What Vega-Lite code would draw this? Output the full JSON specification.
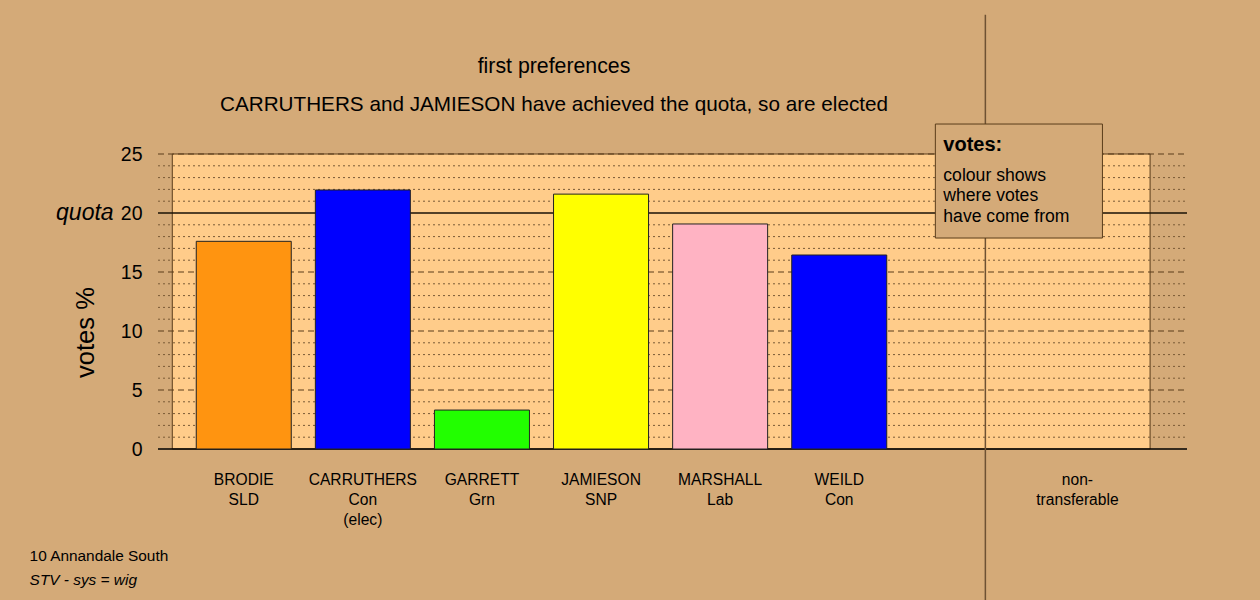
{
  "$schema": "https://vega.github.io/schema/vega-lite/v6.json",
  "autosize": "none",
  "width": 1029,
  "height": 295,
  "padding": {"left": 158, "top": 154, "right": 73, "bottom": 151},
  "background": "#d4aa78",
  "config": {"view": {"stroke": null}, "font": "Liberation Sans"},
  "data": {"values": [{"one": 1}]},
  "datasets": {
    "bars": [
      {"candidate": "BRODIE", "label": "BRODIE\nSLD", "pos": 1, "votes": 17.6},
      {"candidate": "CARRUTHERS", "label": "CARRUTHERS\nCon\n(elec)", "pos": 2, "votes": 21.95},
      {"candidate": "GARRETT", "label": "GARRETT\nGrn", "pos": 3, "votes": 3.3},
      {"candidate": "JAMIESON", "label": "JAMIESON\nSNP", "pos": 4, "votes": 21.6},
      {"candidate": "MARSHALL", "label": "MARSHALL\nLab", "pos": 5, "votes": 19.07},
      {"candidate": "WEILD", "label": "WEILD\nCon", "pos": 6, "votes": 16.44},
      {"candidate": "non-transferable", "label": "non-\ntransferable", "pos": 8, "votes": 0}
    ],
    "minor": [
      {"v": 1}, {"v": 2}, {"v": 3}, {"v": 4}, {"v": 6}, {"v": 7}, {"v": 8}, {"v": 9},
      {"v": 11}, {"v": 12}, {"v": 13}, {"v": 14}, {"v": 16}, {"v": 17}, {"v": 18}, {"v": 19},
      {"v": 21}, {"v": 22}, {"v": 23}, {"v": 24}
    ],
    "major": [{"v": 5}, {"v": 10}, {"v": 15}, {"v": 25}]
  },
  "layer": [
    {
      "mark": {"type": "rect", "fill": "#ffcc8a", "stroke": "#5a3d1a", "strokeWidth": 1},
      "encoding": {
        "x": {"datum": 0.4, "type": "quantitative", "scale": {"domain": [0.28, 8.92], "nice": false, "zero": false, "padding": 0}, "axis": null},
        "x2": {"datum": 8.61},
        "y": {
          "datum": 0, "type": "quantitative", "scale": {"domain": [0, 25], "nice": false},
          "axis": {
            "values": [0, 5, 10, 15, 20, 25], "domain": false, "ticks": false, "grid": false,
            "labelFontSize": 19.5, "labelColor": "#000000", "labelPadding": 16, "title": null
          }
        },
        "y2": {"datum": 25}
      }
    },
    {
      "data": {"name": "minor"},
      "mark": {"type": "rule", "stroke": "#7a5a36", "strokeWidth": 1, "strokeDash": [2, 3]},
      "encoding": {
        "x": {"datum": 0.28, "type": "quantitative"},
        "x2": {"datum": 8.92},
        "y": {"field": "v", "type": "quantitative"}
      }
    },
    {
      "data": {"name": "major"},
      "mark": {"type": "rule", "stroke": "#5a3d1a", "strokeWidth": 1, "strokeDash": [6, 4]},
      "encoding": {
        "x": {"datum": 0.28, "type": "quantitative"},
        "x2": {"datum": 8.92},
        "y": {"field": "v", "type": "quantitative"}
      }
    },
    {
      "mark": {"type": "rule", "stroke": "#1a1206", "strokeWidth": 1.5},
      "encoding": {
        "x": {"datum": 0.28, "type": "quantitative"},
        "x2": {"datum": 8.92},
        "y": {"datum": 20, "type": "quantitative"}
      }
    },
    {
      "mark": {"type": "rule", "stroke": "#000000", "strokeWidth": 1.5},
      "encoding": {
        "x": {"datum": 0.28, "type": "quantitative"},
        "x2": {"datum": 8.92},
        "y": {"datum": 0, "type": "quantitative"}
      }
    },
    {
      "data": {"name": "bars"},
      "transform": [{"filter": "datum.votes > 0"}],
      "mark": {"type": "bar", "orient": "vertical", "width": 95, "stroke": "#222222", "strokeWidth": 1},
      "encoding": {
        "x": {"field": "pos", "type": "quantitative"},
        "y": {"field": "votes", "type": "quantitative"},
        "color": {
          "field": "candidate", "type": "nominal", "legend": null,
          "scale": {
            "domain": ["BRODIE", "CARRUTHERS", "GARRETT", "JAMIESON", "MARSHALL", "WEILD"],
            "range": ["#ff9410", "#0000ff", "#22ff00", "#ffff00", "#ffb3c3", "#0000ff"]
          }
        }
      }
    },
    {
      "mark": {"type": "rule", "stroke": "#6e5233", "strokeWidth": 1.5},
      "encoding": {
        "x": {"datum": 7.227, "type": "quantitative"},
        "y": {"datum": 36.8, "type": "quantitative"},
        "y2": {"datum": -12.8}
      }
    },
    {
      "mark": {"type": "rect", "fill": "#d4aa78", "stroke": "#5a3d1a", "strokeWidth": 1},
      "encoding": {
        "x": {"datum": 6.807, "type": "quantitative"},
        "x2": {"datum": 8.21},
        "y": {"datum": 17.88, "type": "quantitative"},
        "y2": {"datum": 27.54}
      }
    },
    {
      "mark": {"type": "text", "text": "votes:", "fontSize": 20, "fontWeight": "bold", "align": "left", "baseline": "middle", "color": "#000000"},
      "encoding": {
        "x": {"datum": 6.874, "type": "quantitative"},
        "y": {"datum": 25.76, "type": "quantitative"}
      }
    },
    {
      "mark": {"type": "text", "text": ["colour shows", "where votes", "have come from"], "lineHeight": 20.5, "fontSize": 17.6, "align": "left", "baseline": "middle", "color": "#000000"},
      "encoding": {
        "x": {"datum": 6.874, "type": "quantitative"},
        "y": {"datum": 23.15, "type": "quantitative"}
      }
    },
    {
      "data": {"name": "bars"},
      "mark": {"type": "text", "fontSize": 15.6, "lineBreak": "\n", "lineHeight": 20, "align": "center", "baseline": "top", "color": "#000000"},
      "encoding": {
        "x": {"field": "pos", "type": "quantitative"},
        "y": {"datum": -2.03, "type": "quantitative"},
        "text": {"field": "label"}
      }
    },
    {
      "mark": {"type": "text", "text": "first preferences", "fontSize": 21.3, "align": "center", "baseline": "middle", "color": "#000000"},
      "encoding": {
        "x": {"datum": 3.605, "type": "quantitative"},
        "y": {"datum": 32.37, "type": "quantitative"}
      }
    },
    {
      "mark": {"type": "text", "text": "CARRUTHERS and JAMIESON have achieved the quota, so are elected", "fontSize": 20.7, "align": "center", "baseline": "middle", "color": "#000000"},
      "encoding": {
        "x": {"datum": 3.605, "type": "quantitative"},
        "y": {"datum": 29.15, "type": "quantitative"}
      }
    },
    {
      "mark": {"type": "text", "text": "quota", "fontSize": 23, "fontStyle": "italic", "align": "right", "baseline": "middle", "color": "#000000"},
      "encoding": {
        "x": {"datum": -0.0925, "type": "quantitative"},
        "y": {"datum": 20, "type": "quantitative"}
      }
    },
    {
      "mark": {"type": "text", "text": "votes %", "fontSize": 25.5, "angle": 270, "align": "center", "baseline": "middle", "color": "#000000"},
      "encoding": {
        "x": {"datum": -0.3235, "type": "quantitative"},
        "y": {"datum": 9.87, "type": "quantitative"}
      }
    },
    {
      "mark": {"type": "text", "text": "10 Annandale South", "fontSize": 15.4, "align": "left", "baseline": "middle", "color": "#000000"},
      "encoding": {
        "x": {"datum": -0.798, "type": "quantitative"},
        "y": {"datum": -9.06, "type": "quantitative"}
      }
    },
    {
      "mark": {"type": "text", "text": "STV - sys = wig", "fontSize": 15.4, "fontStyle": "italic", "align": "left", "baseline": "middle", "color": "#000000"},
      "encoding": {
        "x": {"datum": -0.798, "type": "quantitative"},
        "y": {"datum": -11.1, "type": "quantitative"}
      }
    }
  ]
}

== Problem to solve ==
Output the data above without changes, apart from leaving out the pictures.

== Task solution ==
What Vega-Lite code would draw this? Output the full JSON specification.
{
  "$schema": "https://vega.github.io/schema/vega-lite/v6.json",
  "autosize": "none",
  "width": 1029,
  "height": 295,
  "padding": {"left": 158, "top": 154, "right": 73, "bottom": 151},
  "background": "#d4aa78",
  "config": {"view": {"stroke": null}, "font": "Liberation Sans"},
  "data": {"values": [{"one": 1}]},
  "datasets": {
    "bars": [
      {"candidate": "BRODIE", "label": "BRODIE\nSLD", "pos": 1, "votes": 17.6},
      {"candidate": "CARRUTHERS", "label": "CARRUTHERS\nCon\n(elec)", "pos": 2, "votes": 21.95},
      {"candidate": "GARRETT", "label": "GARRETT\nGrn", "pos": 3, "votes": 3.3},
      {"candidate": "JAMIESON", "label": "JAMIESON\nSNP", "pos": 4, "votes": 21.6},
      {"candidate": "MARSHALL", "label": "MARSHALL\nLab", "pos": 5, "votes": 19.07},
      {"candidate": "WEILD", "label": "WEILD\nCon", "pos": 6, "votes": 16.44},
      {"candidate": "non-transferable", "label": "non-\ntransferable", "pos": 8, "votes": 0}
    ],
    "minor": [
      {"v": 1}, {"v": 2}, {"v": 3}, {"v": 4}, {"v": 6}, {"v": 7}, {"v": 8}, {"v": 9},
      {"v": 11}, {"v": 12}, {"v": 13}, {"v": 14}, {"v": 16}, {"v": 17}, {"v": 18}, {"v": 19},
      {"v": 21}, {"v": 22}, {"v": 23}, {"v": 24}
    ],
    "major": [{"v": 5}, {"v": 10}, {"v": 15}, {"v": 25}]
  },
  "layer": [
    {
      "mark": {"type": "rect", "fill": "#ffcc8a", "stroke": "#5a3d1a", "strokeWidth": 1},
      "encoding": {
        "x": {"datum": 0.4, "type": "quantitative", "scale": {"domain": [0.28, 8.92], "nice": false, "zero": false, "padding": 0}, "axis": null},
        "x2": {"datum": 8.61},
        "y": {
          "datum": 0, "type": "quantitative", "scale": {"domain": [0, 25], "nice": false},
          "axis": {
            "values": [0, 5, 10, 15, 20, 25], "domain": false, "ticks": false, "grid": false,
            "labelFontSize": 19.5, "labelColor": "#000000", "labelPadding": 16, "title": null
          }
        },
        "y2": {"datum": 25}
      }
    },
    {
      "data": {"name": "minor"},
      "mark": {"type": "rule", "stroke": "#7a5a36", "strokeWidth": 1, "strokeDash": [2, 3]},
      "encoding": {
        "x": {"datum": 0.28, "type": "quantitative"},
        "x2": {"datum": 8.92},
        "y": {"field": "v", "type": "quantitative"}
      }
    },
    {
      "data": {"name": "major"},
      "mark": {"type": "rule", "stroke": "#5a3d1a", "strokeWidth": 1, "strokeDash": [6, 4]},
      "encoding": {
        "x": {"datum": 0.28, "type": "quantitative"},
        "x2": {"datum": 8.92},
        "y": {"field": "v", "type": "quantitative"}
      }
    },
    {
      "mark": {"type": "rule", "stroke": "#1a1206", "strokeWidth": 1.5},
      "encoding": {
        "x": {"datum": 0.28, "type": "quantitative"},
        "x2": {"datum": 8.92},
        "y": {"datum": 20, "type": "quantitative"}
      }
    },
    {
      "mark": {"type": "rule", "stroke": "#000000", "strokeWidth": 1.5},
      "encoding": {
        "x": {"datum": 0.28, "type": "quantitative"},
        "x2": {"datum": 8.92},
        "y": {"datum": 0, "type": "quantitative"}
      }
    },
    {
      "data": {"name": "bars"},
      "transform": [{"filter": "datum.votes > 0"}],
      "mark": {"type": "bar", "orient": "vertical", "width": 95, "stroke": "#222222", "strokeWidth": 1},
      "encoding": {
        "x": {"field": "pos", "type": "quantitative"},
        "y": {"field": "votes", "type": "quantitative"},
        "color": {
          "field": "candidate", "type": "nominal", "legend": null,
          "scale": {
            "domain": ["BRODIE", "CARRUTHERS", "GARRETT", "JAMIESON", "MARSHALL", "WEILD"],
            "range": ["#ff9410", "#0000ff", "#22ff00", "#ffff00", "#ffb3c3", "#0000ff"]
          }
        }
      }
    },
    {
      "mark": {"type": "rule", "stroke": "#6e5233", "strokeWidth": 1.5},
      "encoding": {
        "x": {"datum": 7.227, "type": "quantitative"},
        "y": {"datum": 36.8, "type": "quantitative"},
        "y2": {"datum": -12.8}
      }
    },
    {
      "mark": {"type": "rect", "fill": "#d4aa78", "stroke": "#5a3d1a", "strokeWidth": 1},
      "encoding": {
        "x": {"datum": 6.807, "type": "quantitative"},
        "x2": {"datum": 8.21},
        "y": {"datum": 17.88, "type": "quantitative"},
        "y2": {"datum": 27.54}
      }
    },
    {
      "mark": {"type": "text", "text": "votes:", "fontSize": 20, "fontWeight": "bold", "align": "left", "baseline": "middle", "color": "#000000"},
      "encoding": {
        "x": {"datum": 6.874, "type": "quantitative"},
        "y": {"datum": 25.76, "type": "quantitative"}
      }
    },
    {
      "mark": {"type": "text", "text": ["colour shows", "where votes", "have come from"], "lineHeight": 20.5, "fontSize": 17.6, "align": "left", "baseline": "middle", "color": "#000000"},
      "encoding": {
        "x": {"datum": 6.874, "type": "quantitative"},
        "y": {"datum": 23.15, "type": "quantitative"}
      }
    },
    {
      "data": {"name": "bars"},
      "mark": {"type": "text", "fontSize": 15.6, "lineBreak": "\n", "lineHeight": 20, "align": "center", "baseline": "top", "color": "#000000"},
      "encoding": {
        "x": {"field": "pos", "type": "quantitative"},
        "y": {"datum": -2.03, "type": "quantitative"},
        "text": {"field": "label"}
      }
    },
    {
      "mark": {"type": "text", "text": "first preferences", "fontSize": 21.3, "align": "center", "baseline": "middle", "color": "#000000"},
      "encoding": {
        "x": {"datum": 3.605, "type": "quantitative"},
        "y": {"datum": 32.37, "type": "quantitative"}
      }
    },
    {
      "mark": {"type": "text", "text": "CARRUTHERS and JAMIESON have achieved the quota, so are elected", "fontSize": 20.7, "align": "center", "baseline": "middle", "color": "#000000"},
      "encoding": {
        "x": {"datum": 3.605, "type": "quantitative"},
        "y": {"datum": 29.15, "type": "quantitative"}
      }
    },
    {
      "mark": {"type": "text", "text": "quota", "fontSize": 23, "fontStyle": "italic", "align": "right", "baseline": "middle", "color": "#000000"},
      "encoding": {
        "x": {"datum": -0.0925, "type": "quantitative"},
        "y": {"datum": 20, "type": "quantitative"}
      }
    },
    {
      "mark": {"type": "text", "text": "votes %", "fontSize": 25.5, "angle": 270, "align": "center", "baseline": "middle", "color": "#000000"},
      "encoding": {
        "x": {"datum": -0.3235, "type": "quantitative"},
        "y": {"datum": 9.87, "type": "quantitative"}
      }
    },
    {
      "mark": {"type": "text", "text": "10 Annandale South", "fontSize": 15.4, "align": "left", "baseline": "middle", "color": "#000000"},
      "encoding": {
        "x": {"datum": -0.798, "type": "quantitative"},
        "y": {"datum": -9.06, "type": "quantitative"}
      }
    },
    {
      "mark": {"type": "text", "text": "STV - sys = wig", "fontSize": 15.4, "fontStyle": "italic", "align": "left", "baseline": "middle", "color": "#000000"},
      "encoding": {
        "x": {"datum": -0.798, "type": "quantitative"},
        "y": {"datum": -11.1, "type": "quantitative"}
      }
    }
  ]
}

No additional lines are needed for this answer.